An emblem is an abstract or representational pictorial image that represents a concept, like a moral truth, or an allegory, or a person, like a king or saint.
Although words emblem and symbol are often used interchangeably, an emblem is a pattern that is used to represent an idea or an individual. An emblem crystallizes in concrete, visual terms some abstraction: a deity, a tribe or nation, or a virtue or vice.
Symbols in this category:
The coat of arms of Albania is an adaptation of the flag of Albania. It is based on the seal of Gjergj Kastriot Skanderbeg. The emblem above the head of the two-headed eagle is the helmet of Skanderbeg, surmounted with billy goats' horns.
The emblem has dimensions of 1:1.5. It is sometimes considered to violate the rule of tincture, because in English and French heraldry, sable (black) is considered a colour, whereas elsewhere it is often considered a fur.
The coat of arms of Andorra has existed for centuries. This coat of arms has been the national coat of arms of Andorra since 1969. Below the shield arms stands Andorra's national motto Virtus Unita Fortior (Latin for United virtue is stronger). The coat of arms also appears on the flag of Andorra.
The coat of arms of Antigua and Barbuda was designed in 1966 by Gordon Christopher. It was officially introduced on 16 February 1967. The symbolism of the arms is more complex than that found on the Flag of Antigua and Barbuda, but many elements are similar.
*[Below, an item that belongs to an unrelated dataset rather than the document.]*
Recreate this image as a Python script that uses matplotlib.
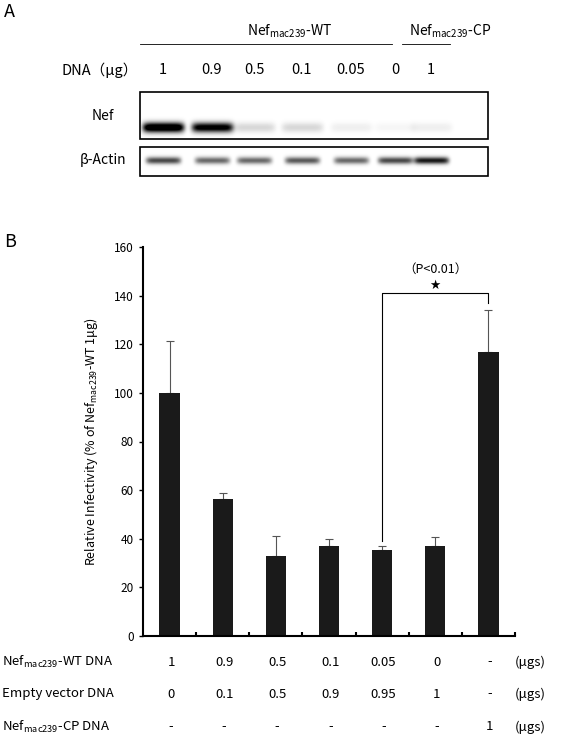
import numpy as np
import matplotlib
matplotlib.use("Agg")
import matplotlib.pyplot as plt
from matplotlib.patches import Rectangle

plt.rcParams['font.family'] = ['Noto Sans CJK JP', 'DejaVu Sans']

lane_labels = ["1", "0.9", "0.5", "0.1", "0.05", "0", "1"]
nef_band = [1.0, 0.85, 0.12, 0.12, 0.05, 0.03, 0.05]
actin_band = [0.55, 0.45, 0.45, 0.5, 0.45, 0.55, 0.7]

means = [100, 56.5, 33, 37, 35.2, 37.2, 116.7]
errs = [21.5, 2.5, 8, 3, 2, 3.5, 17.5]
wt_dna = ["1", "0.9", "0.5", "0.1", "0.05", "0", "-"]
empty_dna = ["0", "0.1", "0.5", "0.9", "0.95", "1", "-"]
cp_dna = ["-", "-", "-", "-", "-", "-", "1"]

W, H = 567, 745
fig = plt.figure(figsize=(W/100, H/100), dpi=100)

ov = fig.add_axes([0, 0, 1, 1])
ov.set_xlim(0, W); ov.set_ylim(H, 0); ov.axis('off')

ov.text(4, 12, "A", fontsize=13, va='center')
ov.text(4, 242, "B", fontsize=13, va='center')
ov.text(290, 31, r"Nef$_\mathregular{mac239}$-WT", fontsize=10, ha='center', va='center')
ov.text(450, 31, r"Nef$_\mathregular{mac239}$-CP", fontsize=10, ha='center', va='center')
ov.plot([140, 392], [44, 44], color='k', lw=0.6)
ov.plot([402, 450], [44, 44], color='k', lw=0.6)
ov.text(100, 70, "DNA（μg）", fontsize=10.5, ha='center', va='center')
lane_x = [163, 212, 254, 302, 351, 395, 431]
for x, l in zip(lane_x, lane_labels):
    ov.text(x, 70, l, fontsize=10.5, ha='center', va='center')
ov.text(103, 116, "Nef", fontsize=10, ha='center', va='center')
ov.text(103, 160, "β-Actin", fontsize=10, ha='center', va='center')

def blot(y0, y1, band_y, intens, sig_y, widthpx):
    xs = np.arange(140, 488)
    ys = np.arange(y0, y1)
    X, Y = np.meshgrid(xs, ys)
    img = np.zeros_like(X, dtype=float)
    for x, a in zip(lane_x, intens):
        img += a * np.exp(-((X - x) / widthpx) ** 8 * 0.5) * np.exp(-((Y - band_y) / sig_y) ** 2 * 0.5)
    img = np.clip(img * 1.3, 0, 1)
    ov.imshow(1 - img, cmap='gray', vmin=0, vmax=1, extent=(140, 488, y1, y0),
              aspect='auto', interpolation='bilinear', zorder=1)
    ov.add_patch(Rectangle((140, y0), 348, y1 - y0, fill=False, lw=1.2, ec='k', zorder=2))

blot(92, 139, 127, nef_band, 3.5, 19)
blot(147, 176, 160, actin_band, 2.5, 16)
ov.set_xlim(0, W); ov.set_ylim(H, 0)

ax = fig.add_axes([143/W, (H-636)/H, 372/W, (636-247)/H])
x = np.arange(len(means))
ax.bar(x, means, width=0.38, color='#1a1a1a', zorder=2)
ax.errorbar(x, means, yerr=[np.zeros(len(errs)), errs], fmt='none', ecolor='#555555',
            elinewidth=0.8, capsize=3, capthick=0.8, zorder=1)
ax.set_xlim(-0.5, len(means) - 0.5)
ax.set_ylim(0, 160)
ax.set_yticks(range(0, 161, 20))
ax.tick_params(axis='y', labelsize=8.5, direction='out', length=3, width=1)
ax.set_xticks(np.arange(0.5, len(means), 1))
ax.set_xticklabels([])
ax.tick_params(axis='x', direction='in', length=3, width=1.5)
for s in ['top', 'right']:
    ax.spines[s].set_visible(False)
ax.spines['left'].set_linewidth(1.5)
ax.spines['bottom'].set_linewidth(1.5)
ax.set_ylabel(r"Relative Infectivity (% of Nef$_\mathregular{mac239}$-WT 1μg)", fontsize=9, labelpad=10)

ax.plot([4, 4, 6, 6], [means[4] + errs[4] + 2, 141, 141, 137], color='k', lw=0.8)
ax.text(5, 144, "★", ha='center', va='center', fontsize=9, family=['DejaVu Sans'])
ax.text(5, 151, "（P<0.01）", ha='center', va='center', fontsize=9)

rows = [(r"Nef$_\mathregular{mac239}$-WT DNA", wt_dna, 662), ("Empty vector DNA", empty_dna, 694),
        (r"Nef$_\mathregular{mac239}$-CP DNA", cp_dna, 727)]
bar_px = [171 + i * 53.1 for i in range(7)]
for lab, vals, y in rows:
    ov.text(2, y, lab, fontsize=9.5, ha='left', va='center')
    for bx, v in zip(bar_px, vals):
        ov.text(bx, y, v, fontsize=9.5, ha='center', va='center')
    ov.text(530, y, "(μgs)", fontsize=9.5, ha='center', va='center')

fig.savefig("out.png", dpi=100)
The coat of arms of Argentina (Spanish: Escudo de la República Argentina) was established in its current form in 1944, but has its origins in the seal of the General Constituent Assembly of 1813. It is supposed that it was chosen quickly because of the existence of a decree signed on February 22 sealed with the symbol. The first mention of it in a public document dates to March 12 of that same year, in which it is stated that the seal had to be used by the executive power, that is, the second triumvirate. On April 13 the National Assembly coined the new silver and gold coins, each with the seal of the assembly on the reverse, and on April 27 the coat of arms became a national emblem. Although the coat of arms is not currently shown on flags, the Buenos Aires-born military leader Manuel Belgrano ordered to paint it over the flag he gave to the city of San Salvador de Jujuy, and during the Argentine War of Independence most flags had the coat of arms.
The coat of arms of Australia (formally known as Commonwealth Coat of Arms) is the official symbol of Australia. The initial coat of arms was granted by King Edward VII on 7 May 1908, and the current version was granted by King George V on 19 September 1912, although the 1908 version continued to be used in some contexts, notably appearing on the sixpenny coin until 1966.
The current coat of arms of Austria, albeit without the broken chains, has been in use by the Republic of Austria since 1919. Between 1934 and the German annexation in 1938 Austria used a different coat of arms, which consisted of a double-headed eagle. The establishment of the Second Republic in 1945 saw the return of the original (First Republic) arms, with broken chains added to symbolise Austria's liberation.